The computer readable media of the present embodiments, including both permanent and non-permanent, removable and non-removable media, may be used to implement information storage by any method or technology. The information may be computer readable instructions, data structures, modules of a program, or other data. Examples of storage media for a computer include, but are not limited to, phase change memory (PRAM), static Random Access Memory (SRAM), dynamic Random Access Memory (DRAM), other types of Random Access Memory (RAM), read Only Memory (ROM), electrically Erasable Programmable Read Only Memory (EEPROM), flash memory or other memory technology, compact disc read only memory (CD-ROM), digital Versatile Discs (DVD) or other optical storage, magnetic cassettes, magnetic tape disk storage or other magnetic storage devices, or any other non-transmission medium, which can be used to store information that can be accessed by a computing device.

The storage medium of the foregoing embodiments stores computer instructions for causing the computer to perform the neural network-based image segmentation method according to any one of the foregoing embodiments, and has the advantages of the corresponding method embodiments, which are not described herein.

Those of ordinary skill in the art will appreciate that: the discussion of any of the embodiments above is merely exemplary and is not intended to suggest that the scope of the application (including the claims) is limited to these examples; combinations of features of the above embodiments or in different embodiments are also possible within the spirit of the application, steps may be implemented in any order and there are many other variations of the different aspects of one or more embodiments of the application described above which are not provided in detail for the sake of brevity.

Additionally, well-known power/ground connections to Integrated Circuit (IC) chips and other components may or may not be shown within the provided figures, in order to simplify the illustration and discussion, and so as not to obscure one or more embodiments of the application. Furthermore, the apparatus may be shown in block diagram form in order to avoid obscuring the embodiment(s) of the present application, and also in view of the fact that specifics with respect to implementation of such block diagram apparatus are highly dependent upon the platform on which the embodiment(s) of the present application are to be implemented (i.e., such specifics should be well within purview of one skilled in the art).

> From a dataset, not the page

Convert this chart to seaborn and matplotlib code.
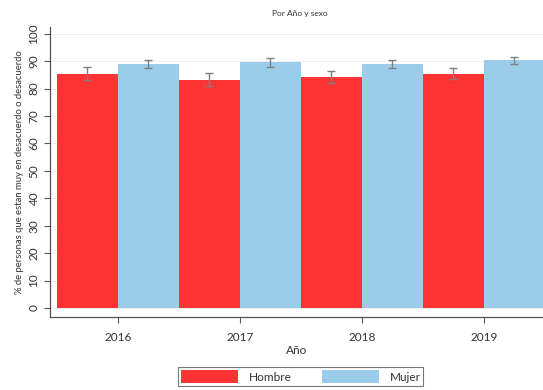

Where specific details (e.g., circuits) are set forth in order to describe example embodiments of the application, it should be apparent to one skilled in the art that one or more embodiments of the application can be practiced without, or with variation of, these specific details. Accordingly, the description is to be regarded as illustrative in nature and not as restrictive.

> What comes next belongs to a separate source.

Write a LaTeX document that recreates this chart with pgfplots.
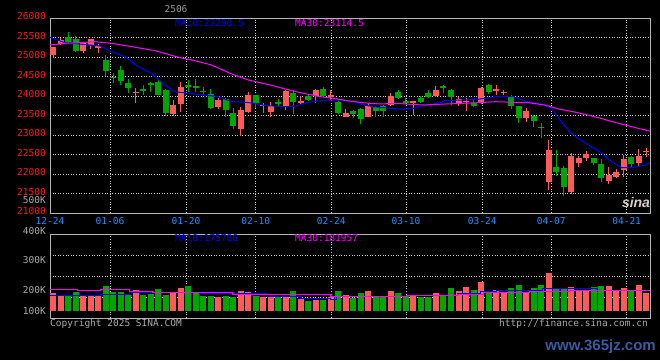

While the application has been described in conjunction with specific embodiments thereof, many alternatives, modifications, and variations of those embodiments will be apparent to those skilled in the art in light of the foregoing description. For example, other memory architectures (e.g., dynamic RAM (DRAM)) may use the embodiments discussed.

The present application is intended to embrace all such alternatives, modifications and variances which fall within the broad scope of the appended claims. Accordingly, any omissions, modifications, equivalents, improvements and others which are within the spirit and principle of the one or more embodiments of the application are intended to be included within the scope of the application.